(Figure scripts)
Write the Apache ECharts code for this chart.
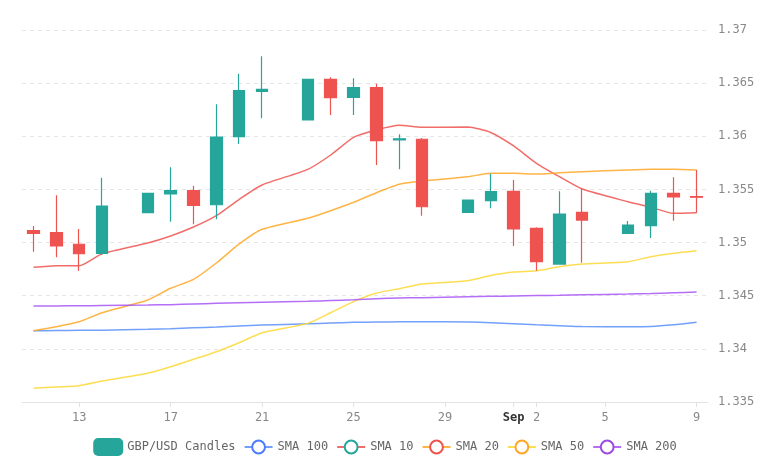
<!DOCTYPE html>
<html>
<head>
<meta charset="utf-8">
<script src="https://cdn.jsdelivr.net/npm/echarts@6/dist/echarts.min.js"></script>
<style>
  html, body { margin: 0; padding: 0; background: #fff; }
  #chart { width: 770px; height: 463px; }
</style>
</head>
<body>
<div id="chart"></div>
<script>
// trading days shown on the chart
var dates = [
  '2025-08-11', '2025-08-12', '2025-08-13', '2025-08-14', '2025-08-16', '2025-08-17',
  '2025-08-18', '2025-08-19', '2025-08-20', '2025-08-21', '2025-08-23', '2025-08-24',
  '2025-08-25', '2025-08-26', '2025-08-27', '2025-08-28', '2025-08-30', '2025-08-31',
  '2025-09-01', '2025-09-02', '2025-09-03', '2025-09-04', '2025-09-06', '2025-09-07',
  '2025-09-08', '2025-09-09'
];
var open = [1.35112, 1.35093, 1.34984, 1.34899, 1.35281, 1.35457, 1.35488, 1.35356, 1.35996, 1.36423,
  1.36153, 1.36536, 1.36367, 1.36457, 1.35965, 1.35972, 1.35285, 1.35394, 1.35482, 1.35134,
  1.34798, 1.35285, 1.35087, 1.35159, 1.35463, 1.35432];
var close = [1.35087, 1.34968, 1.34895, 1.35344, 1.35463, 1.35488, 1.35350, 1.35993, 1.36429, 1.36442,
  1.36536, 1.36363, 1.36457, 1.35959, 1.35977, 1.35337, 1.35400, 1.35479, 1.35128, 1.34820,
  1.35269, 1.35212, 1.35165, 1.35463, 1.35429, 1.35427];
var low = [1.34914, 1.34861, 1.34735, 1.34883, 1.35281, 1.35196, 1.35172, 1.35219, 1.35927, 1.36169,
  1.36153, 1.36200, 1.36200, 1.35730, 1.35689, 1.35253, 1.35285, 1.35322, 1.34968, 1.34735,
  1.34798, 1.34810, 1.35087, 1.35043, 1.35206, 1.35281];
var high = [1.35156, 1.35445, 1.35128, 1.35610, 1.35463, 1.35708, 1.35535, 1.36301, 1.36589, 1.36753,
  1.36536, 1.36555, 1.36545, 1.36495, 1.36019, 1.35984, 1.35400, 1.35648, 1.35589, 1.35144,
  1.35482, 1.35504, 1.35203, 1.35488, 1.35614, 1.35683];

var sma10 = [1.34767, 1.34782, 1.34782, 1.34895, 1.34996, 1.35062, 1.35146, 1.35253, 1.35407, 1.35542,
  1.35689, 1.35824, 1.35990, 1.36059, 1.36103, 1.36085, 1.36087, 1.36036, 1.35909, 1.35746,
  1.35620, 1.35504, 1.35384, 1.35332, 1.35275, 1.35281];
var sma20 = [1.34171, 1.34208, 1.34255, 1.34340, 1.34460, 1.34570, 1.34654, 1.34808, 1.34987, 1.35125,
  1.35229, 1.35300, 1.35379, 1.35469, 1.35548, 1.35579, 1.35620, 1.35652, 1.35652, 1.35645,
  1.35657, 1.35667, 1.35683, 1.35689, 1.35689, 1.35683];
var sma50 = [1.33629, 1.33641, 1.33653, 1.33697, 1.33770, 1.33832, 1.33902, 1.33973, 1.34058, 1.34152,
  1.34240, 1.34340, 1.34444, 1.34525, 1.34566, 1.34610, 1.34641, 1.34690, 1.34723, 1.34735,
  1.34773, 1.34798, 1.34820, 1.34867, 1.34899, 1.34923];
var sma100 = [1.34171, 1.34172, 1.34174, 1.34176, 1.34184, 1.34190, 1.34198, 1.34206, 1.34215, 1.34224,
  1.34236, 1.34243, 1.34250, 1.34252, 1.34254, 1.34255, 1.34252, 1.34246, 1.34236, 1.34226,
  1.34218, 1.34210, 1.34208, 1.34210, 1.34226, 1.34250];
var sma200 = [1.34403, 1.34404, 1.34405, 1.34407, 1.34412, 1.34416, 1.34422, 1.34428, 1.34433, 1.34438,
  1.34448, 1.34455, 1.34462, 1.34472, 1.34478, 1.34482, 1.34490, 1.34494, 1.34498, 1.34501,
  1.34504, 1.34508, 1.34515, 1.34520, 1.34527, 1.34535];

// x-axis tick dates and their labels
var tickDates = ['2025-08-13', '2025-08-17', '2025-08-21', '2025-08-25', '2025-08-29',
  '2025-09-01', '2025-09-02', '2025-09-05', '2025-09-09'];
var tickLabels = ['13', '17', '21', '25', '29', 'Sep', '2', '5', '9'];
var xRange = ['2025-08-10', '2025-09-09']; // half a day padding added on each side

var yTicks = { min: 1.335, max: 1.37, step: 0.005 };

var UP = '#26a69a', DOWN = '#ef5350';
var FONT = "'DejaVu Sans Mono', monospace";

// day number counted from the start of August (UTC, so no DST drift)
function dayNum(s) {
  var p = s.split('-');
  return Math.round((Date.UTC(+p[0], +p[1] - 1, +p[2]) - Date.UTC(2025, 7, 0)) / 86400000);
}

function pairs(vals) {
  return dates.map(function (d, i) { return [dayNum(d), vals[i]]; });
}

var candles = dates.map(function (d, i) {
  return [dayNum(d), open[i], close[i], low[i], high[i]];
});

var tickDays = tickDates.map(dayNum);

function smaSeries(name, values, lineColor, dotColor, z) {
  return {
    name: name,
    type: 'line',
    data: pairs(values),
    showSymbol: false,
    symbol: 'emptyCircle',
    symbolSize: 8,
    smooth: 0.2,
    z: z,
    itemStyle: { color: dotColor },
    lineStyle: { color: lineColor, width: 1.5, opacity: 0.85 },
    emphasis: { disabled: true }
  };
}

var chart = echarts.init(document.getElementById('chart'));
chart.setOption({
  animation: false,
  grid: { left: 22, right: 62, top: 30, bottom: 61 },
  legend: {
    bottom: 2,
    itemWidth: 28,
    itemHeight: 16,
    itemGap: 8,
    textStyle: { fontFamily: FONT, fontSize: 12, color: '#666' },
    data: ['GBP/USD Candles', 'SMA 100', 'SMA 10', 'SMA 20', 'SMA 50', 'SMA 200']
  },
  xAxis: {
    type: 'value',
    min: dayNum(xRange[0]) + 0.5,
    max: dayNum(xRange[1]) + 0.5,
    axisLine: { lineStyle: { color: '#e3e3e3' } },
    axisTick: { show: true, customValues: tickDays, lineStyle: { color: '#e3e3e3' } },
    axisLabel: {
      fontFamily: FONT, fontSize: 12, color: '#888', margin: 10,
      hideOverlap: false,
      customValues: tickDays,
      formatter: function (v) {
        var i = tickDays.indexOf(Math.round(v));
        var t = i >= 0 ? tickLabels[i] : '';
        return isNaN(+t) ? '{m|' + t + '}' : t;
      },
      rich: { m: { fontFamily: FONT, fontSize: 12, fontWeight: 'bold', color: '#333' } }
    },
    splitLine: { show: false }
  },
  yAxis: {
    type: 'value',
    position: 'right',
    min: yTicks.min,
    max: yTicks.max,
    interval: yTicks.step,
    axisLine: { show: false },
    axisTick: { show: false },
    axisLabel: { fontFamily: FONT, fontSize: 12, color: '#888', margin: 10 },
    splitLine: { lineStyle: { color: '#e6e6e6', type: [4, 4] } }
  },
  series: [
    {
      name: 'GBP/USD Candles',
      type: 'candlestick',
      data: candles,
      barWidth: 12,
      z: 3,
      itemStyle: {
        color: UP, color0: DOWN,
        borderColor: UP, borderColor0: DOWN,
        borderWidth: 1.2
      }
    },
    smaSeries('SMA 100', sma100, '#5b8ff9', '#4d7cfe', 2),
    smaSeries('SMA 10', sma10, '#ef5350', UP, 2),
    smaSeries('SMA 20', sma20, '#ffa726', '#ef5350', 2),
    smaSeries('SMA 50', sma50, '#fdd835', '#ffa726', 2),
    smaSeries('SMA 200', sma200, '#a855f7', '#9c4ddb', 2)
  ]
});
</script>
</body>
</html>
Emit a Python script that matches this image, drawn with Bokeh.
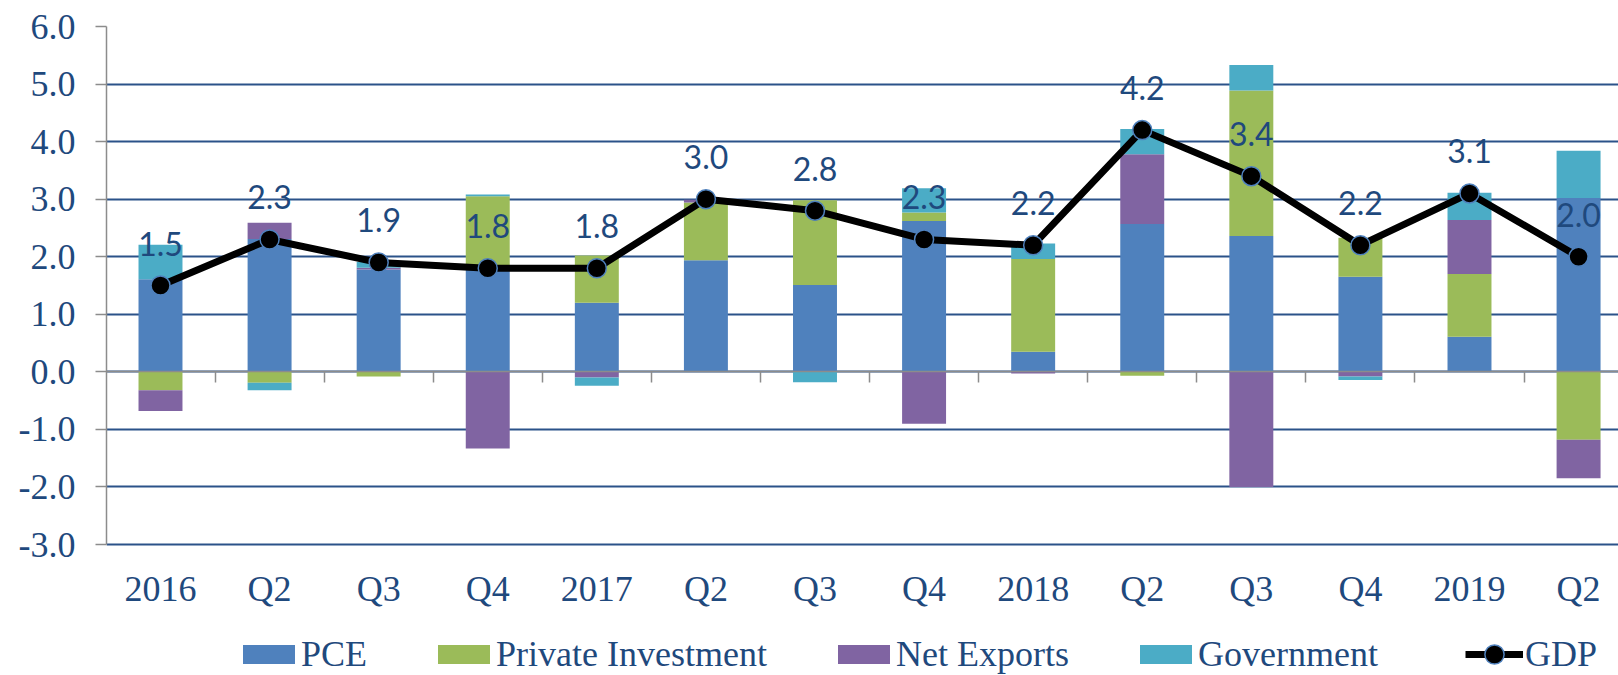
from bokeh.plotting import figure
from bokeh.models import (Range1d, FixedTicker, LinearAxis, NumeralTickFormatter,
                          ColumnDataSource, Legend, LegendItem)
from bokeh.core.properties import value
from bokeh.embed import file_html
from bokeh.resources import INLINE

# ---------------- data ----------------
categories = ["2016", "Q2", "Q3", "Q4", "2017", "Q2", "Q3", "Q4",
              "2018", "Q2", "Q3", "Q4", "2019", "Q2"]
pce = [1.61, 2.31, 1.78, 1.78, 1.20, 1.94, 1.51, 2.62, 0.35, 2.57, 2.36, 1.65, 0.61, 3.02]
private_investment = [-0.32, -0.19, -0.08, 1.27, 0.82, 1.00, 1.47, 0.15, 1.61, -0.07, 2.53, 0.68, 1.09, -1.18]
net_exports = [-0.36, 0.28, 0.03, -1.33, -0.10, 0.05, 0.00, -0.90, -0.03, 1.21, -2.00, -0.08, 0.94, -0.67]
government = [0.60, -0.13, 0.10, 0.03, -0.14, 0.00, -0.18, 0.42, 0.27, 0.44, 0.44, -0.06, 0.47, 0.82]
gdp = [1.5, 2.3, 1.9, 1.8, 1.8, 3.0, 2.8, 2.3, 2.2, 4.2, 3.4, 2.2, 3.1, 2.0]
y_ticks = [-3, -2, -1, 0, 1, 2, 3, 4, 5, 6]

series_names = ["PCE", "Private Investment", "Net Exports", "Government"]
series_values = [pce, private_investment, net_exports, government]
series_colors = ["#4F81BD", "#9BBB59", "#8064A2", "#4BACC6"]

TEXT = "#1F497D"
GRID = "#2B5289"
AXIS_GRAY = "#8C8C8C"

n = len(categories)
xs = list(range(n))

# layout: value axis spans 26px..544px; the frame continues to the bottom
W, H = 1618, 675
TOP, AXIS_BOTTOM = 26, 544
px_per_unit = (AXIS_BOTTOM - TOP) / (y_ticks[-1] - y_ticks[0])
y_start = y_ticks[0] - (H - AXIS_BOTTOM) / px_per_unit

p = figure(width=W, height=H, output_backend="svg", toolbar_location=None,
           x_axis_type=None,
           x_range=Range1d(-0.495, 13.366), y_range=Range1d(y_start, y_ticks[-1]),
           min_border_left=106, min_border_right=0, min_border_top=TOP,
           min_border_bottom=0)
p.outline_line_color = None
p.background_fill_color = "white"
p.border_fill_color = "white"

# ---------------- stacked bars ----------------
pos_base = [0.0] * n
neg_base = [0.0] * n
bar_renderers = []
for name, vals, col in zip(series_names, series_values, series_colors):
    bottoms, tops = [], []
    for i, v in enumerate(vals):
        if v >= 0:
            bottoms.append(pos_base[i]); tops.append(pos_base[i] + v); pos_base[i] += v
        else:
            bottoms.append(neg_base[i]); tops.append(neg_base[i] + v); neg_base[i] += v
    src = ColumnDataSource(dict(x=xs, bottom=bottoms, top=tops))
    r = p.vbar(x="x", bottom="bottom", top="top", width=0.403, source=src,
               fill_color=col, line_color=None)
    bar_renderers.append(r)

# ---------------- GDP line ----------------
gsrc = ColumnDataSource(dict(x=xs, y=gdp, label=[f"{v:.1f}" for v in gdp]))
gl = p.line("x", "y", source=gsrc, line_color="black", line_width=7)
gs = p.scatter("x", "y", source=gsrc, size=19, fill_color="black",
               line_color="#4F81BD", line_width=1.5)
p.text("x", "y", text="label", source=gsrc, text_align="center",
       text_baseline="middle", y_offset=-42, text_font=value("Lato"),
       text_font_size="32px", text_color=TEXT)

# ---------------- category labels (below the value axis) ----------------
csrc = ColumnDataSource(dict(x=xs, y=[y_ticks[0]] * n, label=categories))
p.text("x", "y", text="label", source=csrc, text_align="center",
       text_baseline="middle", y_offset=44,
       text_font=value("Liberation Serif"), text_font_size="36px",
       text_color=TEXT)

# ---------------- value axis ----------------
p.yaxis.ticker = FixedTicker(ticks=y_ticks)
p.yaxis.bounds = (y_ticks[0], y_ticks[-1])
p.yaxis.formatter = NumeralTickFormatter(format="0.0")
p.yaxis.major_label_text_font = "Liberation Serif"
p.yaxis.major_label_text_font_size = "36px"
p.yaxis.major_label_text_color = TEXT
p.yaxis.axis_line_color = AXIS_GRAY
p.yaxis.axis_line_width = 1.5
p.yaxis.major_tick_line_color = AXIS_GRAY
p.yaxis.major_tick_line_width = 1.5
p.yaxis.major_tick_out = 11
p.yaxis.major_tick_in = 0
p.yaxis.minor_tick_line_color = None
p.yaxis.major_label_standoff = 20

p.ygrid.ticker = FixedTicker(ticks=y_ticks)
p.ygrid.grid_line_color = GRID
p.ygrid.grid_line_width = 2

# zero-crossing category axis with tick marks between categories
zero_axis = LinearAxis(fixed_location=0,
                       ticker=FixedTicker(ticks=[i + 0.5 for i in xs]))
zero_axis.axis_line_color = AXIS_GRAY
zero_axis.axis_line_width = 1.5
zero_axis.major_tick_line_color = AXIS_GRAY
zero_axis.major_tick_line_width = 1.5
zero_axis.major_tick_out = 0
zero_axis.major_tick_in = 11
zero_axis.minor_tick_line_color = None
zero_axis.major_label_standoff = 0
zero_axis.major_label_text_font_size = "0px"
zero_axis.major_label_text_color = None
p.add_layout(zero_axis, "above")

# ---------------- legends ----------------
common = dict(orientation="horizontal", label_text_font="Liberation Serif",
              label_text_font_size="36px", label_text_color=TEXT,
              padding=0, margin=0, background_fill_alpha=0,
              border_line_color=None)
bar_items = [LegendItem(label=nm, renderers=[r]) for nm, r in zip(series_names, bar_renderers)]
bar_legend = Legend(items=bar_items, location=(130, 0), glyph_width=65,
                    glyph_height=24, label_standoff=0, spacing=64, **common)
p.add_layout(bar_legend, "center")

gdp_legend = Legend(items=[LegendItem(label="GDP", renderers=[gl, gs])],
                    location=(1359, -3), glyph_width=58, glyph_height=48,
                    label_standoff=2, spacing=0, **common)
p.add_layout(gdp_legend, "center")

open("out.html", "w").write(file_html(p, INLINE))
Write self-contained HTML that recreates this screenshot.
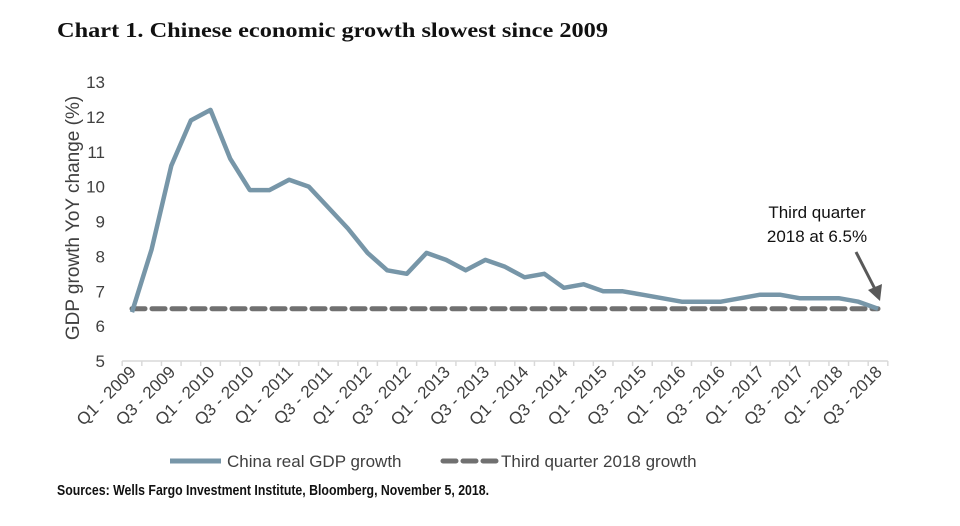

## Objective
Reproduce, starting at the line containing "Emit a Python" and stopping after the line containing "xs = list(range(n))", each of those lines exactly and no others; leave pictures out.

## The result
Emit a Python script that matches this image, drawn with Bokeh.
from bokeh.plotting import figure
from bokeh.models import (Range1d, FixedTicker, LinearAxis, NumeralTickFormatter,
                          ColumnDataSource, Legend, LegendItem)
from bokeh.core.properties import value
from bokeh.embed import file_html
from bokeh.resources import INLINE

# ---------------- data ----------------
categories = ["2016", "Q2", "Q3", "Q4", "2017", "Q2", "Q3", "Q4",
              "2018", "Q2", "Q3", "Q4", "2019", "Q2"]
pce = [1.61, 2.31, 1.78, 1.78, 1.20, 1.94, 1.51, 2.62, 0.35, 2.57, 2.36, 1.65, 0.61, 3.02]
private_investment = [-0.32, -0.19, -0.08, 1.27, 0.82, 1.00, 1.47, 0.15, 1.61, -0.07, 2.53, 0.68, 1.09, -1.18]
net_exports = [-0.36, 0.28, 0.03, -1.33, -0.10, 0.05, 0.00, -0.90, -0.03, 1.21, -2.00, -0.08, 0.94, -0.67]
government = [0.60, -0.13, 0.10, 0.03, -0.14, 0.00, -0.18, 0.42, 0.27, 0.44, 0.44, -0.06, 0.47, 0.82]
gdp = [1.5, 2.3, 1.9, 1.8, 1.8, 3.0, 2.8, 2.3, 2.2, 4.2, 3.4, 2.2, 3.1, 2.0]
y_ticks = [-3, -2, -1, 0, 1, 2, 3, 4, 5, 6]

series_names = ["PCE", "Private Investment", "Net Exports", "Government"]
series_values = [pce, private_investment, net_exports, government]
series_colors = ["#4F81BD", "#9BBB59", "#8064A2", "#4BACC6"]

TEXT = "#1F497D"
GRID = "#2B5289"
AXIS_GRAY = "#8C8C8C"

n = len(categories)
xs = list(range(n))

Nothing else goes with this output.